Rajasthan IAS officer launches drive to sensitise schoolchildren about 'good touch, bad touch'

Panchayati Raj Secretary in Rajasthan, Naveen Jain, recalls how news items on physical abuse and harassment of children prompted him to do something.

Published: 18th September 2022 08:26 AM  |   Last Updated: 18th September 2022 08:26 AM   |  A+A-

Panchayati Raj Secretary Naveen Jain sensitises kids about abuse through his ‘Saturday for Society’ campaign | Express

RAJASTHAN: Alarmed over the rising cases of child abuse at a time when discussing such matters is a family taboo, an IAS officer in Rajasthan has launched a special drive to sensitise schoolchildren about good and bad touch.

Panchayati Raj Secretary in Rajasthan, Naveen Jain, recalls how news items on physical abuse and harassment of children prompted him to do something. He contacted Jyoti Anand who runs an NGO in Delhi and requested her to come to Jaipur and spell out the steps needed to save kids from physical abuse. At Jain’s behest, the NGO organised awareness programmes in four schools of the city.

Since then, Jain decided to move forward, making changes in the awareness content as per the language and local conditions in Rajasthan. The officer chose the ‘Saturday for Society’ weekly model. This way he could do his government job five days a week and devote Saturdays to the cause.

Jain, a 2001 batch IAS officer, created a Facebook page called ‘Sparsh ek Pahal’. He teamed up with Priyanka and Vikram, who are consultants. They held their first programme at a government girls school near their home and organised similar events in many other schools. He was also able to sign up many people.

“When I was the health secretary, I made a lot of efforts to stop female foeticide. I believe I am a doer who cannot remain silent in the face of grave injustice done to children,” says Jain. Involving people on such a sensitive issue is not easy. “We have to be extremely careful, while broaching the subject with children; we have to act keeping in mind child psychology. For instance, when children are too young, we don’t have to be direct about ‘bad touch. Instead, we tell them about four body parts and tell them that if any member of the house or from outside forcibly touches these limbs, they should protest and inform one’s parents. The same goes for digital bad touch,” says Jain.

Typically, in a 45-minute session, Jain and his group select children from the age group of 4 to 12 years. There are not more than 200 children in each session. “Eye contact with children, however, is very important. Wherever we have a projector, we offer AV presentations, and when we don’t have a projector, we offer presentations on ‘good and bad touch’ through a flexi sheet,” says Jain.

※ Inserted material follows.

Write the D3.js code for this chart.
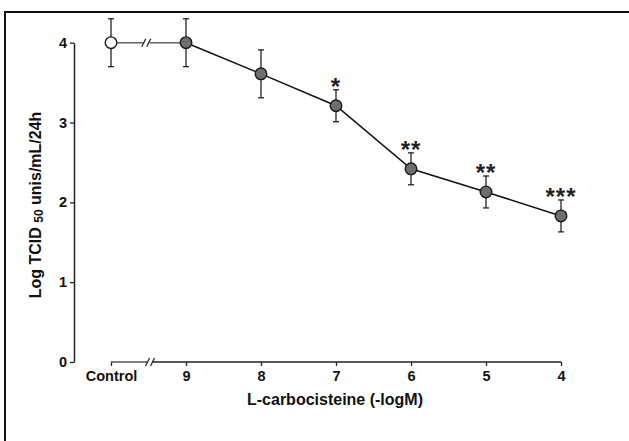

The counsellors describe personal safety rules, advising children how to deal with strangers, housekeepers, bus conductors, couriers and gardeners. They are also told that if someone finds them alone and tries a ‘bad touch’, then how to avoid them in three steps. “The kids are told to adopt a ‘no, go, tell’ strategy which revolves around shouting ‘no’, running away and getting someone to share the experience. If parents are not around, the kids are also told about the child helpline number 109,” explains the officer.

Jain lists National Crime Record Bureau (NCRB) figures that show an alarming situation. The data reveals that 53 out of 100 cases involve boys and not girls and in 83 per cent cases, the suspects know the victims. He believes that if kids are given basic tips, then 80 per cent of the cases can be avoided. “That is the real aim of my mission,”  he says.

NCRB figures say about 50 per cent of children in the country face abuse at one time or the other. Cyber and heinous crimes are also growing rapidly. Jain says he along with his team members has prepared a separate model for children studying from class 9 to 12, cautioning them about the POCSO Act and the Nirbhaya case. He also advises high school students that “nothing gets deleted from cyberspace.”

Children living in slums are a special priority for Jain’s training programmes, as they are prone to such crimes. “Parents of such children work as labourers. These children live alone most of the day. We can understand how they are lured for a samosa or chocolate.”Jain, for whom psychology has been a favourite subject, is a motivational speaker as well. Along with psychologist Navin Saraswat, he also runs a YouTube channel related to the ‘Saturday for Society’ campaign.